Returning home to Western Massachusetts
I’m having a good time revisiting Western Massachusetts, the area where I grew up. I cried like a baby when we got off Mass Pike and drove into tiny Palmer, where I lived and went to school. I deliberately came here in October because that’s my favorite time in New England, when autumn has set it and the leaves are bursting with color. This is the view of the woods at the end of my old street, Holbrook Street (I suggest clicking on these pictures to enlarge them):
Amazing, isn’t it? All the houses in Palmer are colonials, one or two hundred years old apiece. Most residents know their houses’ histories, who lived there before them, who had it built, etc. History is vital in New England and respect for it is passed down to the kids.
Here is my old house as it looks today:
Here is the famous fire hydrant that my friends and I sat on to play “toll man” (a game wherein we all rode our bikes past the toll man and handed him crisp leaves to pay the toll and drive on):
This was our favorite tree in Palmer, proof that nature outdoes artists when it comes to color:
Here is a picture of my old school Thorndike Street School, now an office building. I got tearful when I saw it because it made me think of Sophie. She was the white-haired lunch lady I loved so much.
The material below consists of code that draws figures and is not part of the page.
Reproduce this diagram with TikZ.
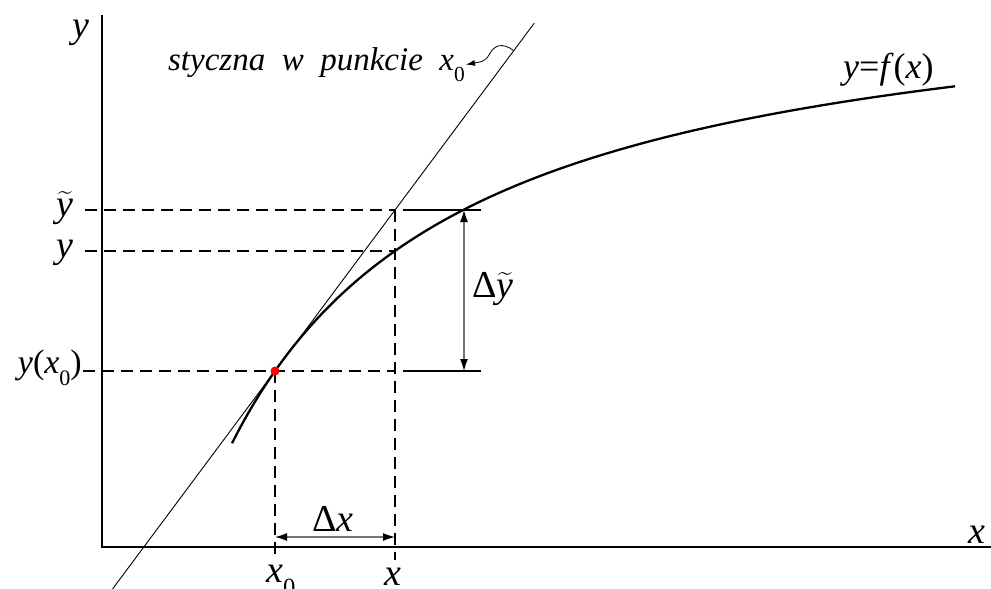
\documentclass[tikz,border=0pt]{standalone}
\usepackage{fontspec}
\setmainfont{Liberation Serif}
\usepackage{amsmath}
\usepackage{graphicx}
\usetikzlibrary{arrows.meta, positioning, calc}
\newcommand{\lowsub}[1]{\raisebox{-0.36em}{\scalebox{0.65}{\upshape #1}}}

\begin{document}
\begin{tikzpicture}[
    x=1pt, y=-1pt,
    axis/.style={line width=1.8pt},
    fcurve/.style={line width=2.3pt},
    tline/.style={line width=0.9pt},
    guide/.style={line width=1.7pt, dash pattern=on 12pt off 7pt},
    ext/.style={line width=2pt},
    dim/.style={{Latex[length=12pt,width=8pt,color=black]}-{Latex[length=12pt,width=8pt,color=black]},
                line width=1.2pt, draw=black!55},
    lab/.style={font=\fontsize{38}{44}\selectfont, inner sep=0pt},
    note/.style={font=\fontsize{33}{38}\selectfont\itshape, inner sep=1pt},
]
\useasboundingbox (0,0) rectangle (991,589);
% axes
\coordinate (O) at (102,547);
\coordinate (ytop) at (102,15);
\coordinate (xend) at (991,547);
\draw[axis] (ytop) -- (O) -- (xend);
\node[lab, anchor=base west] (ylab) at (72,37) {\textit{y}};
\node[lab, anchor=base west] (xlab) at (968,543) {\textit{x}};

% points on the curve and the tangent
\coordinate (P) at (275,371);
\coordinate (Q) at (395,251);
\coordinate (Qt) at (395,210);
\coordinate (Pr) at (395,371);
\coordinate (x0b) at (275,560);
\coordinate (xb) at (395,560);

% tangent line at x0
\draw[tline] ($(P)!-1.354!(Qt)$) -- ($(P)!2.16!(Qt)$);
\coordinate (T) at ($(P)!1.99!(Qt)$);

% y = f(x)
\draw[fcurve] plot[domain=232:955, samples=100, smooth]
    (\x, {371 - 114.1*(3.5336 - 1000/(\x+8))});
\node[lab, font=\fontsize{36}{42}\selectfont, anchor=base west] (fl) at (843,78)
    {\textit{y}=\textit{f}(\textit{x})};

% levels on the y axis
\node[lab, anchor=base east] (ytl) at (74,216) {$\widetilde{\textit{y}}$};
\node[lab, anchor=base east] (yl) at (74,257) {\textit{y}};
\node[lab, font=\fontsize{34}{40}\selectfont, anchor=base east] (y0l) at (82,373)
    {\textit{y}(\textit{x}\lowsub{0})};
\coordinate (ytl0) at (85,210);
\coordinate (yl0) at (85,251);
\coordinate (y0l0) at (83,371);
\draw[guide] (ytl0) -- (Qt);
\draw[guide] (yl0) -- (Q);
\draw[guide] (y0l0) -- (Pr);
\draw[guide] (P) -- (x0b);
\draw[guide] (Qt) -- (xb);
\node[lab, anchor=base west] (x0l) at (266,582) {\textit{x}\lowsub{0}};
\node[lab, anchor=base west] (xl) at (384,585) {\textit{x}};

% increments
\coordinate (et1) at (403,210);
\coordinate (et2) at (481,210);
\coordinate (eb1) at (403,371);
\coordinate (eb2) at (481,371);
\draw[ext] (et1) -- (et2);
\draw[ext] (eb1) -- (eb2);
\draw[dim] (464,210) -- (464,371);
\node[lab, anchor=base west] (dyl) at (472,297) {Δ$\widetilde{\textit{y}}$};
\draw[dim] (275,537) -- (395,537);
\node[lab, anchor=base] (dxl) at (333,531) {Δ\textit{x}};

\fill[red] (P) circle (4.5pt);

% label of the tangent
\node[note, anchor=base east] (tlab) at (466,70) {styczna\ \ w\ \ punkcie\ \ x\lowsub{0}};
\draw[-{Latex[length=9pt,width=6pt]}, line width=0.8pt] (T)
    .. controls (502,42) and (494,45) .. (489,55)
    .. controls (485,62) and (480,62) .. (tlab.east);
\end{tikzpicture}
\end{document}
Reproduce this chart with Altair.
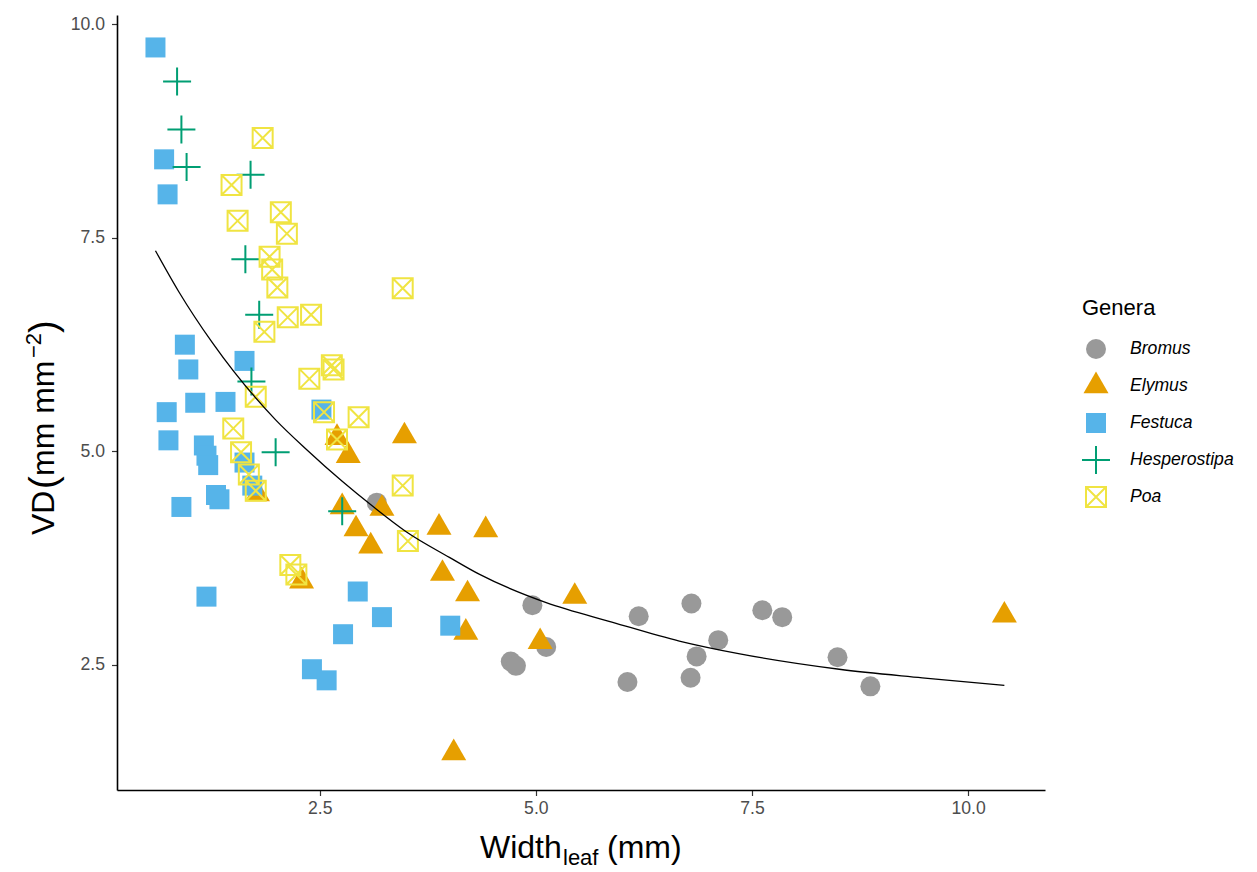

Yes, one woman made lunch for the whole school:
There used to be a chain link safety fence around the school. At recess, we kids would run to the fence when big trucks drove past the school, motioning with our little arms for the driver to pull his horn. We screamed so loud whenever a driver did it for us.
It was amazing to me that I could recollect every inch of the neighborhood where I lived. I have been remembering it for decades exactly as it exists. How does something like that happen? I can’t even find the apartment I used to live in during college when I drive around the NE side of St. Petersburg, Florida, but I can travel back to the place I lived so happily as a child and remember the names of everyone who lived in every house on my street.
I bet some of you have this kind of recall when it comes to childhood places. Feel free to share stories like this.